Review Rating: Catch It On The Radio [4.4 / 5]
He describes a cage with an unlocked door and the keys in his hand – but why is he still in there? NF took listeners through his house of thoughts in Mansion and stepped aside for a Therapy Session, yet from the get-go, his latest work has teased a different NF – or is that a faulty perception? The battles he fought across two chart-topping albums arise again, fought with an astonishing new ferocity, darker sounds, and an unsparing honesty. From “Intro” to “Outro,” Perception is a worthy next chapter in NF’s story.
“Outcast” is a fight embedded within a fiercely cold and intense track, pulling from the album’s themes of imprisonment and what is seen on the surface. The song has a massive sound that creates a sense of tension, anticipation for something unexpected yet suspiciously familiar. In his lyrics, NF paints the picture of a prison and a conversation with himself – what good is it to conform to someone else’s perception, to pretend to be a “new NF” when there’s still healing left undone? “They laugh and they tell me I’ll never get out, I’m just trying to be me – I ain’t nobody else,” NF fires, expressing his frustration with the world’s expectations. “I don’t care what you think, I’m just being myself, so I guess for now, I’ll just be the outcast!” In the end, there is no way to expect one therapy session to make everything better – here, NF gives us a glimpse, not at the battle, but the war in his mind.
“Let You Down” is a more melancholy song that quickly becomes personal. Sharp vocals, drums, and piano notes combine to back NF’s fast-paced verses, only to mellow out across the chorus and give listeners a chance to process it all. The lyrics explain the frustration of dealing with a friend hell-bent on forcing their ideal future on others. In their eyes, anything else is a disappointment. Since his path as a writer and rapper contrasts with his friend’s vision, NF vents with an emotional and forceful “I’m sorry that I let you down!” The story has a specific path, but the themes are relatable and general, making this track as personal and relatable as possible.
For the first time across his albums, “Outro” gives NF a chance to wrap up the record and tie everything together. The strings and percussion from previous “Intro” tracks tie together the discography and hint at other tracks in NF’s musical journey. Here, he lays it all out – the point of his mission and the takeaway from his battles. NF struggles with the demands of those around him, only to realize a need for a perspective change. “But then I figured out the reason they follow me … this is for the kids who feel like they’re at the bottom,” NF proclaims, “… that’s why the passion is different, I don’t care if they get it!” Though perception demands artificial smiles, NF lays out the reality – that life is not all sunshine and authenticity is more important than living a lie.
As fantastic as the album is, this reviewer feels a gaping hole in the track list.

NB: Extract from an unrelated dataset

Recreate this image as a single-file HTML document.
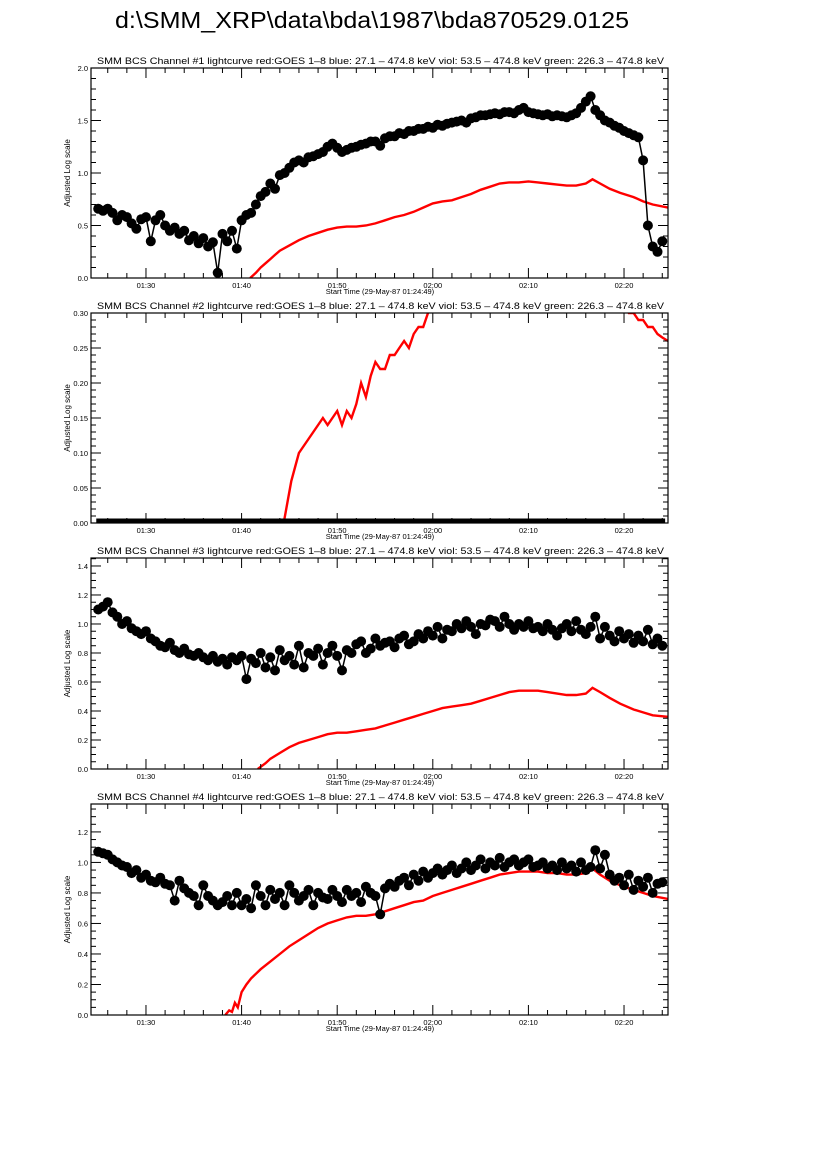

There are various staples across NF’s work – songs about coping with the past, dealing with loss, struggling with relationships, defending the cause, and wrestling with understanding God’s work. Perception feels unbalanced, with a lot of tracks regarding relationships and coping with disappointment yet a lack of songs that bring it back to NF’s faith. Therapy Session‘s “Oh Lord” beautifully tackled the hypocrisy of people who demand from a God they do not even believe in and Mansion‘s “Wake Up” was a fantastic wake-up call for apathetic believers, yet Perception never tackles these subjects. Granted, NF writes unconventionally and puts focus on writing what he is feeling or thinking in the process, but this reviewer hopes this absence is not the start of a trend and nothing more than a perception of its own.
There’s far too much in Perception for any review to adequately describe the record – at the least, it’s a worthy addition to the NF anthology and seamlessly integrates with, if not further develops, Mansion and Therapy Session. Technically, NF is the best in the game; thematically, NF’s brutal honesty and transparency give his songs added meaning and impact. Though there is a discouraging footnote to the album as a whole, each track boldly attacks issues and struggles relevant to all listeners. At the end, Perception is the story of a man trying to make sense of who he is and where he needs to be – ready to unlock the door and leave the perceived prison.